HMK’nın 297. maddesinde, Mahkeme kararında taraflara yükletilen görev ve verilen hakların şüphe ve tereddüdü gerektirmeyecek biçimde açık olarak yazılması öngörülmüştür. Hüküm fıkrası, kararın esası olup, açık ve infazı mümkün olmalıdır. Şarta bağlı ve terditli olarak hüküm kurulamaz.
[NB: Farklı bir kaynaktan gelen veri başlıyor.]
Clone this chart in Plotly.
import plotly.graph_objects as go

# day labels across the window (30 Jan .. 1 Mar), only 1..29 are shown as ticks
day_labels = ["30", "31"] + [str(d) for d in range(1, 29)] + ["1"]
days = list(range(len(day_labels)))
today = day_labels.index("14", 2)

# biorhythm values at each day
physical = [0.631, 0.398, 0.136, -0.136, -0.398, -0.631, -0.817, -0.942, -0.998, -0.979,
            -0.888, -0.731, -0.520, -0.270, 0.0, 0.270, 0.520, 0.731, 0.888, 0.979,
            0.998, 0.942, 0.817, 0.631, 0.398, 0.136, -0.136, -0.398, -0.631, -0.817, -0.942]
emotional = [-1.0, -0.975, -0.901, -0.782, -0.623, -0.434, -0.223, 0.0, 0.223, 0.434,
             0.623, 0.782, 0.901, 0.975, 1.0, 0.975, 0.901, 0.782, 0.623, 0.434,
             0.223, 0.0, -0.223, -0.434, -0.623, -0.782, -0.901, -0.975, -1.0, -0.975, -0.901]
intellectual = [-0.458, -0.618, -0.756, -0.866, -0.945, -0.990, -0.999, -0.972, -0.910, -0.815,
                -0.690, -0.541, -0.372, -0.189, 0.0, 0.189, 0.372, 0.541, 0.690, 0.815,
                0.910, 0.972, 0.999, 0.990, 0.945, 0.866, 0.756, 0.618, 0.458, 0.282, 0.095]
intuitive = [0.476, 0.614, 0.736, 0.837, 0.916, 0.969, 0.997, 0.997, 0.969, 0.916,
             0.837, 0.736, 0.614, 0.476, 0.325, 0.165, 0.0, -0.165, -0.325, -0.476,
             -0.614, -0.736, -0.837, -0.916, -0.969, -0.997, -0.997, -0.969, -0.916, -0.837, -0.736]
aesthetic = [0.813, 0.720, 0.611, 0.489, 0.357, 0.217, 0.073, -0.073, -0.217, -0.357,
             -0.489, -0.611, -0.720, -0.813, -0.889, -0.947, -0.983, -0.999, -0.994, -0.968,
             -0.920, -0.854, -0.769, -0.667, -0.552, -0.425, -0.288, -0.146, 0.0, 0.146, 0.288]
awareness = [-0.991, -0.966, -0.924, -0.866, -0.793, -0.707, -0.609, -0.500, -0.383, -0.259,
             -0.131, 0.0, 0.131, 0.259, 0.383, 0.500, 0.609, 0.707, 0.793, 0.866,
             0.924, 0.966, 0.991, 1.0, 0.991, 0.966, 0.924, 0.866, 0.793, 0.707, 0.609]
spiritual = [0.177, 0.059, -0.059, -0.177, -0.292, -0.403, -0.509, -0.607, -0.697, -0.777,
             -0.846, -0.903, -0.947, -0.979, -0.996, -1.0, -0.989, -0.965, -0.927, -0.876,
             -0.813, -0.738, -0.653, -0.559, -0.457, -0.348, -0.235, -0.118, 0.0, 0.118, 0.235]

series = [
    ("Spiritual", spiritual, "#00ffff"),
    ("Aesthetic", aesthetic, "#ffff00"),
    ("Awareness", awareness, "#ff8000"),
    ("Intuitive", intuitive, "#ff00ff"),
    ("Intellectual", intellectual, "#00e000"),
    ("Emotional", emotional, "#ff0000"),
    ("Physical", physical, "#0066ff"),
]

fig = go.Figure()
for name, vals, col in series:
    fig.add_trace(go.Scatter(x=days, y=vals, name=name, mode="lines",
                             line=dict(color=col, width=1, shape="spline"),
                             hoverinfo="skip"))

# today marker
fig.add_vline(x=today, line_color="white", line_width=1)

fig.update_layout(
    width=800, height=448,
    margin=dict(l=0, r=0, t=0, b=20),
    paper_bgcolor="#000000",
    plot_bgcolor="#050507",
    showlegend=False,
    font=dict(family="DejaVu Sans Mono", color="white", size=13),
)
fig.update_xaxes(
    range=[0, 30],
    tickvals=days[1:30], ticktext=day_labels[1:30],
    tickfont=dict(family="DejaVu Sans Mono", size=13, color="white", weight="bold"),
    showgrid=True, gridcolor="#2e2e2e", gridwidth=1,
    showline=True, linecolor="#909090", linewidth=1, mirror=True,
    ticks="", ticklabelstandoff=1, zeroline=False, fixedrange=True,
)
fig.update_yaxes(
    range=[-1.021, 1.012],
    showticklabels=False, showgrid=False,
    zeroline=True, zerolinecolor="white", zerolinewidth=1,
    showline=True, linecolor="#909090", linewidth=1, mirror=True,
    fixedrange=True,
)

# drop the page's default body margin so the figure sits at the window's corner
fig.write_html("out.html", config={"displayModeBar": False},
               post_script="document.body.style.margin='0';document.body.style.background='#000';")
Davanın açıldığı tarihteki duruma göre hüküm fıkrasında, asıl talep ile yardımcı talepler hakkında, şüphe ve tereddüdü gerektirmeyecek biçimde, açık olarak karar verilmelidir.
Öte yandan 5510 sayılı Yasa’nın Geçici 17.maddesine göre kendi adına ve hesabına bağımsız çalışanlarla tarımda kendi adına ve hesabına bağımsız çalışanlardan, 1479 ve 2926 sayılı kanunlara göre tescilleri yapıldığı halde, bu maddenin yürürlük tarihi itibarıyla beş yılı aşan süreye ilişkin prim borcu bulunanların, bu sürelere ilişkin prim borçlarını, prim borçlarının ödenmesine ilişkin Kurumca çıkarılacak genel tebliğin yayımı tarihini takip eden aybaşından itibaren 6 ay içerisinde ödememeleri nedeniyle sigortalılıkları durdurulanlar veya hak sahipleri daha sonra müracaatları tarihindeki 80 inci maddenin ikinci fıkrasına göre belirlenecek prime esas kazanç tutarı üzerinden hesaplanacak borç tutarının tamamını, borcun tebliğ tarihinden itibaren üç ay içinde ödedikleri takdirde, bu sürelerin sigortalılık süresi olarak değerlendirilmesi mümkün ise de anılan yasal hükümlere göre kısmi ihya mümkün olmadığı davacının Geçici 17.maddenin 2.fıkrasında yer alan ihya hükümlerinden yararlanarak ( 5 ) yıllık sigortalılık süresini ihya etmesi ve mahkemenin bu süreye ait prim borcunu ödemesi mukabilinde davacının ölüm aylığı almaya hak kazandığının tespitine karar vermesi yerinde değildir.
Yapılacak iş; kısmi ihya mümkün olmadığı davacının Geçici 17.maddenin 2.fıkrasında yer alan ihya hükümlerine göre 30.04.2008 tarihine kadar ve 1.5.2008-4.7.2008 tarihleri arası tüm prim borçlarını ödemesi için davacıya önel vermek, anılan borcu ödeyip ödememesi durumuna göre de açık ve tereddüde yer bırakmayacak şekilde karar verilmesinden ibarettir.
Mahkemece, bu maddi ve hukuki olgular göz önünde tutulmaksızın yazılı şekilde şarta bağlı hüküm kurulması usul ve yasaya aykırı olup bozma nedenidir.
O halde, davalı Kurum vekilinin bu yönleri amaçlayan temyiz itirazları kabul edilmeli ve hüküm bozulmalıdır.
SONUÇ: Hükmün yukarıda açıklanan nedenlerle BOZULMASINA, 26.05.2014 gününde oybirliğiyle karar verildi.